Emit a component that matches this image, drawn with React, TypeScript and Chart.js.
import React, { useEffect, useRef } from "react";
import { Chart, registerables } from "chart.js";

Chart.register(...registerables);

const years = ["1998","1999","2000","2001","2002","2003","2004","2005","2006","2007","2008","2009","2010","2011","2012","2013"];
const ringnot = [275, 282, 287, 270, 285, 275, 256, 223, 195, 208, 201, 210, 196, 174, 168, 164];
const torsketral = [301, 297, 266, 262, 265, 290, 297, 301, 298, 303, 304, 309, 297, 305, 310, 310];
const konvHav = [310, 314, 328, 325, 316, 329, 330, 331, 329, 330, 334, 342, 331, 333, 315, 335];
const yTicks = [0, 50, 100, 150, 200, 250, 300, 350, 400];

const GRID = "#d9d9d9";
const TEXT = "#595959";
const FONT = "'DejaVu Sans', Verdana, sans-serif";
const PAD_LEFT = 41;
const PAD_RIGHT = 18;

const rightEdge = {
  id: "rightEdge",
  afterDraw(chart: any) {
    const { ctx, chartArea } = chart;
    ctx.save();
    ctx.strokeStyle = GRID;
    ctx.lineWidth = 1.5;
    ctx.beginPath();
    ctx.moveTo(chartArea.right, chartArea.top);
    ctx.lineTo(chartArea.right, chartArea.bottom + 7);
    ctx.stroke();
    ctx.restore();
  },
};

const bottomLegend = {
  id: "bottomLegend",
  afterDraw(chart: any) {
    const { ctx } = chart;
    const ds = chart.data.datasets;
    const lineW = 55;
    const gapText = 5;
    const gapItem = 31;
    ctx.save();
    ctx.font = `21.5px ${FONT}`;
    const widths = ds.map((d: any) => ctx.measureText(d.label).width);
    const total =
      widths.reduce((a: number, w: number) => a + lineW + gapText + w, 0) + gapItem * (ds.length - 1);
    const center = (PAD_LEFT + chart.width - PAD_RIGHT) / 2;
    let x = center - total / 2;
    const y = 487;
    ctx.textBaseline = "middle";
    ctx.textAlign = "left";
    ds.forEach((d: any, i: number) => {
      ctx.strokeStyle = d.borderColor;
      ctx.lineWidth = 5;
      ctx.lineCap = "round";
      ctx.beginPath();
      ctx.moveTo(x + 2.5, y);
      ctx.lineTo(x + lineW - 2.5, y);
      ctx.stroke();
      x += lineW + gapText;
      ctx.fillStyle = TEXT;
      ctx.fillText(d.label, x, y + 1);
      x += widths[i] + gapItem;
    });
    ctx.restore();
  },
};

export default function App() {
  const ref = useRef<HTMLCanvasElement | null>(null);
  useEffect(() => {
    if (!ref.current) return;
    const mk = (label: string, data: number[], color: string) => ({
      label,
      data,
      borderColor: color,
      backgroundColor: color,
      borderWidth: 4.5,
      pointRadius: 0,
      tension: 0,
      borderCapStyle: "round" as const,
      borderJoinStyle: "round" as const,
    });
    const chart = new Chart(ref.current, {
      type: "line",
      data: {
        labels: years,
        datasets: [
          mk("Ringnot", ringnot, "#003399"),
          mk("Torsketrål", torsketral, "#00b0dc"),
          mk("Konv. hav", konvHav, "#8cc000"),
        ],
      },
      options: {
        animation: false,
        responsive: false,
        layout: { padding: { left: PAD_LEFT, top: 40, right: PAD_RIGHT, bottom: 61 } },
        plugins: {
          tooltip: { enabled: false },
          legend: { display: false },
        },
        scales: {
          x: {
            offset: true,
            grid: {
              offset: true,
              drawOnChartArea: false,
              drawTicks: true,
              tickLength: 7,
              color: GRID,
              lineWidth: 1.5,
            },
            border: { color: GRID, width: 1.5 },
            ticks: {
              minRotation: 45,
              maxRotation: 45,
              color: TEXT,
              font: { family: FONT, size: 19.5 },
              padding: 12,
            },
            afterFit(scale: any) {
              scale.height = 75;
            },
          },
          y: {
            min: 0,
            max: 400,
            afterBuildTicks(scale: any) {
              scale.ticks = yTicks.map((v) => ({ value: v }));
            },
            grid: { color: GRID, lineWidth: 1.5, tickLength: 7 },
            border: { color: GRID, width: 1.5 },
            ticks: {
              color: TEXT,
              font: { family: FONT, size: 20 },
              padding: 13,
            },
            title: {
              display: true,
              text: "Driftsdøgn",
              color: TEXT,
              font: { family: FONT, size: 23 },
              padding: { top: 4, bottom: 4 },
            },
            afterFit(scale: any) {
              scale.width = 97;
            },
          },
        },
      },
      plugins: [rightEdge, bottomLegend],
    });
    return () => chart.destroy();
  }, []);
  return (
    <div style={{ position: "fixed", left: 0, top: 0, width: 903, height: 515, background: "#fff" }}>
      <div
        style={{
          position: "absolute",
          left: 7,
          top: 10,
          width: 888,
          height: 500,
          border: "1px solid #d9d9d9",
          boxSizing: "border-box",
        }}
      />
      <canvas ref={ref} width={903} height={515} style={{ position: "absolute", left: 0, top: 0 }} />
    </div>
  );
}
★ ★ ★ ★
* WORK REQUIRED: Print the whole listing again, exactly.

* ANSWER TO THIS PROBLEM:
Emit a component that matches this image, drawn with React, TypeScript and Chart.js.
import React, { useEffect, useRef } from "react";
import { Chart, registerables } from "chart.js";

Chart.register(...registerables);

const years = ["1998","1999","2000","2001","2002","2003","2004","2005","2006","2007","2008","2009","2010","2011","2012","2013"];
const ringnot = [275, 282, 287, 270, 285, 275, 256, 223, 195, 208, 201, 210, 196, 174, 168, 164];
const torsketral = [301, 297, 266, 262, 265, 290, 297, 301, 298, 303, 304, 309, 297, 305, 310, 310];
const konvHav = [310, 314, 328, 325, 316, 329, 330, 331, 329, 330, 334, 342, 331, 333, 315, 335];
const yTicks = [0, 50, 100, 150, 200, 250, 300, 350, 400];

const GRID = "#d9d9d9";
const TEXT = "#595959";
const FONT = "'DejaVu Sans', Verdana, sans-serif";
const PAD_LEFT = 41;
const PAD_RIGHT = 18;

const rightEdge = {
  id: "rightEdge",
  afterDraw(chart: any) {
    const { ctx, chartArea } = chart;
    ctx.save();
    ctx.strokeStyle = GRID;
    ctx.lineWidth = 1.5;
    ctx.beginPath();
    ctx.moveTo(chartArea.right, chartArea.top);
    ctx.lineTo(chartArea.right, chartArea.bottom + 7);
    ctx.stroke();
    ctx.restore();
  },
};

const bottomLegend = {
  id: "bottomLegend",
  afterDraw(chart: any) {
    const { ctx } = chart;
    const ds = chart.data.datasets;
    const lineW = 55;
    const gapText = 5;
    const gapItem = 31;
    ctx.save();
    ctx.font = `21.5px ${FONT}`;
    const widths = ds.map((d: any) => ctx.measureText(d.label).width);
    const total =
      widths.reduce((a: number, w: number) => a + lineW + gapText + w, 0) + gapItem * (ds.length - 1);
    const center = (PAD_LEFT + chart.width - PAD_RIGHT) / 2;
    let x = center - total / 2;
    const y = 487;
    ctx.textBaseline = "middle";
    ctx.textAlign = "left";
    ds.forEach((d: any, i: number) => {
      ctx.strokeStyle = d.borderColor;
      ctx.lineWidth = 5;
      ctx.lineCap = "round";
      ctx.beginPath();
      ctx.moveTo(x + 2.5, y);
      ctx.lineTo(x + lineW - 2.5, y);
      ctx.stroke();
      x += lineW + gapText;
      ctx.fillStyle = TEXT;
      ctx.fillText(d.label, x, y + 1);
      x += widths[i] + gapItem;
    });
    ctx.restore();
  },
};

export default function App() {
  const ref = useRef<HTMLCanvasElement | null>(null);
  useEffect(() => {
    if (!ref.current) return;
    const mk = (label: string, data: number[], color: string) => ({
      label,
      data,
      borderColor: color,
      backgroundColor: color,
      borderWidth: 4.5,
      pointRadius: 0,
      tension: 0,
      borderCapStyle: "round" as const,
      borderJoinStyle: "round" as const,
    });
    const chart = new Chart(ref.current, {
      type: "line",
      data: {
        labels: years,
        datasets: [
          mk("Ringnot", ringnot, "#003399"),
          mk("Torsketrål", torsketral, "#00b0dc"),
          mk("Konv. hav", konvHav, "#8cc000"),
        ],
      },
      options: {
        animation: false,
        responsive: false,
        layout: { padding: { left: PAD_LEFT, top: 40, right: PAD_RIGHT, bottom: 61 } },
        plugins: {
          tooltip: { enabled: false },
          legend: { display: false },
        },
        scales: {
          x: {
            offset: true,
            grid: {
              offset: true,
              drawOnChartArea: false,
              drawTicks: true,
              tickLength: 7,
              color: GRID,
              lineWidth: 1.5,
            },
            border: { color: GRID, width: 1.5 },
            ticks: {
              minRotation: 45,
              maxRotation: 45,
              color: TEXT,
              font: { family: FONT, size: 19.5 },
              padding: 12,
            },
            afterFit(scale: any) {
              scale.height = 75;
            },
          },
          y: {
            min: 0,
            max: 400,
            afterBuildTicks(scale: any) {
              scale.ticks = yTicks.map((v) => ({ value: v }));
            },
            grid: { color: GRID, lineWidth: 1.5, tickLength: 7 },
            border: { color: GRID, width: 1.5 },
            ticks: {
              color: TEXT,
              font: { family: FONT, size: 20 },
              padding: 13,
            },
            title: {
              display: true,
              text: "Driftsdøgn",
              color: TEXT,
              font: { family: FONT, size: 23 },
              padding: { top: 4, bottom: 4 },
            },
            afterFit(scale: any) {
              scale.width = 97;
            },
          },
        },
      },
      plugins: [rightEdge, bottomLegend],
    });
    return () => chart.destroy();
  }, []);
  return (
    <div style={{ position: "fixed", left: 0, top: 0, width: 903, height: 515, background: "#fff" }}>
      <div
        style={{
          position: "absolute",
          left: 7,
          top: 10,
          width: 888,
          height: 500,
          border: "1px solid #d9d9d9",
          boxSizing: "border-box",
        }}
      />
      <canvas ref={ref} width={903} height={515} style={{ position: "absolute", left: 0, top: 0 }} />
    </div>
  );
}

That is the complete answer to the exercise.